The second block of processing, the Back-End, has been designed to exploit the instruction-level parallelism offered by register renaming, accelerating the execution of instructions as soon as their source operands are ready, regardless of the initial order in entering the pipeline.  This process is known as out-of-order execution.

Out-of-order execution within the Lagarto Ka processor is driven by to two main structures: the out-of-order issue queues, in charge of sending as many instructions as possible to the execution units each clock cycle, and the reorder buffer (ROB ), which monitors the order of the active instructions in the Back-End, and determines when the hardware resources should be released once the instructions leave the pipeline.
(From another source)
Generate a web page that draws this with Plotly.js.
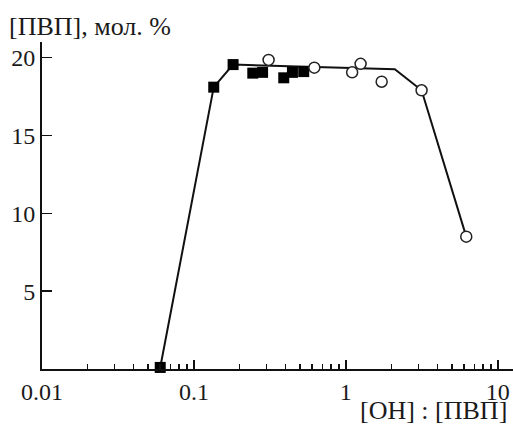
<!DOCTYPE html>
<html>
<head>
<meta charset="utf-8">
<script src="https://cdn.plot.ly/plotly-3.0.1.min.js"></script>
<style>
  html, body { margin: 0; padding: 0; background: #fff; }
  #chart { width: 513px; height: 424px; }
</style>
</head>
<body>
<div id="chart"></div>
<script>
// Filled squares: [OH]:[ПВП] ratio and ПВП content, mol. %
const squaresX = [0.06, 0.135, 0.181, 0.244, 0.283, 0.39, 0.445, 0.528];
const squaresY = [0.1, 18.1, 19.55, 19.0, 19.05, 18.7, 19.05, 19.1];

// Open circles
const circlesX = [0.31, 0.62, 1.1, 1.25, 1.72, 3.15, 6.2];
const circlesY = [19.85, 19.35, 19.05, 19.6, 18.45, 17.9, 8.5];

// Guide line vertices
const lineX = [0.06, 0.135, 0.181, 2.1, 3.15, 6.2];
const lineY = [0.1, 18.1, 19.55, 19.25, 17.9, 8.5];

// Axis ticks
const xTickVals = [0.01, 0.1, 1, 10];
const xTickText = ['0.01', '0.1', '1', '10'];
const yTickVals = [5, 10, 15, 20];
const yTickText = ['5', '10', '15', '20'];

const FONT = 'Liberation Serif';
const INK = '#1a1a1a';
const FS = 24;   // tick labels
const FT = 26;   // axis titles

const traces = [
  {
    x: lineX, y: lineY, mode: 'lines', type: 'scatter',
    line: { color: '#111', width: 2 }, hoverinfo: 'skip', cliponaxis: false
  },
  {
    x: squaresX, y: squaresY, mode: 'markers', type: 'scatter',
    marker: { symbol: 'square', size: 11, color: '#000', line: { width: 0 } },
    cliponaxis: false
  },
  {
    x: circlesX, y: circlesY, mode: 'markers', type: 'scatter',
    marker: { symbol: 'circle', size: 11, color: '#fff', line: { color: '#222', width: 1.5 } },
    cliponaxis: false
  }
];

const layout = {
  width: 513, height: 424,
  margin: { l: 42, r: 0, t: 42, b: 55 },
  paper_bgcolor: '#fff', plot_bgcolor: '#fff',
  showlegend: false,
  font: { family: FONT, size: FS, color: INK },
  xaxis: {
    type: 'log', range: [-2, 1.1],
    showgrid: false, zeroline: false,
    showline: true, linecolor: '#111', linewidth: 2,
    ticks: 'inside', ticklen: 9, tickwidth: 1.5, tickcolor: '#111',
    tickvals: xTickVals, ticktext: xTickText,
    minor: { ticks: 'inside', ticklen: 5, tickwidth: 1.5, tickcolor: '#111', dtick: 'D1', showgrid: false },
    tickfont: { family: FONT, size: FS, color: INK }
  },
  yaxis: {
    range: [0, 21],
    showgrid: false, zeroline: false,
    showline: true, linecolor: '#111', linewidth: 2,
    ticks: 'inside', ticklen: 10, tickwidth: 1.5, tickcolor: '#111',
    tickvals: yTickVals, ticktext: yTickText,
    tickfont: { family: FONT, size: FS, color: INK }
  },
  annotations: [
    {
      text: '[ПВП], мол. %', xref: 'paper', yref: 'paper',
      x: -0.074, y: 1.0, xanchor: 'left', yanchor: 'bottom', yshift: -1,
      showarrow: false, font: { family: FONT, size: FT, color: INK }
    },
    {
      text: '[OH] : [ПВП]', xref: 'paper', yref: 'paper',
      x: 0.991, y: -0.176, xanchor: 'right', yanchor: 'bottom',
      showarrow: false, font: { family: FONT, size: FT, color: INK }
    }
  ]
};

Plotly.newPlot('chart', traces, layout, { staticPlot: true, displayModeBar: false });
</script>
</body>
</html>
Since power consumption is critical for embedded systems, the Lagarto Ka processor integrates low-power consumption techniques to mitigate this problem.

Lagarto Ka is the first high-performance design of the Lagarto family processors.  The Mayan numbering inspires the name of this processor, as well as for the first designs fabricated in DRAC.  The first version of these processors is the Lagato Hun, a scalar in-order processor that fetches one instruction per clock cycle, while the Lagarto Ka has been designed to fetch two instructions each cycle.     
 

sistema de numeración maya 2
SISTEMA DE NUMERACIÓ MAIA
Figure 2. Mayan numbering system.

 

Lagarto Ka is the core of the chips that integrate the different accelerators developed in DRAC, a project looking forward to opening the way to new proposals from the academy to the Computer Architecture field, a movement that has been initially triggered by open-source initiatives such as RISC-V, seeking to take advantage of these proposals in a not too distant future in specialized or domestic products.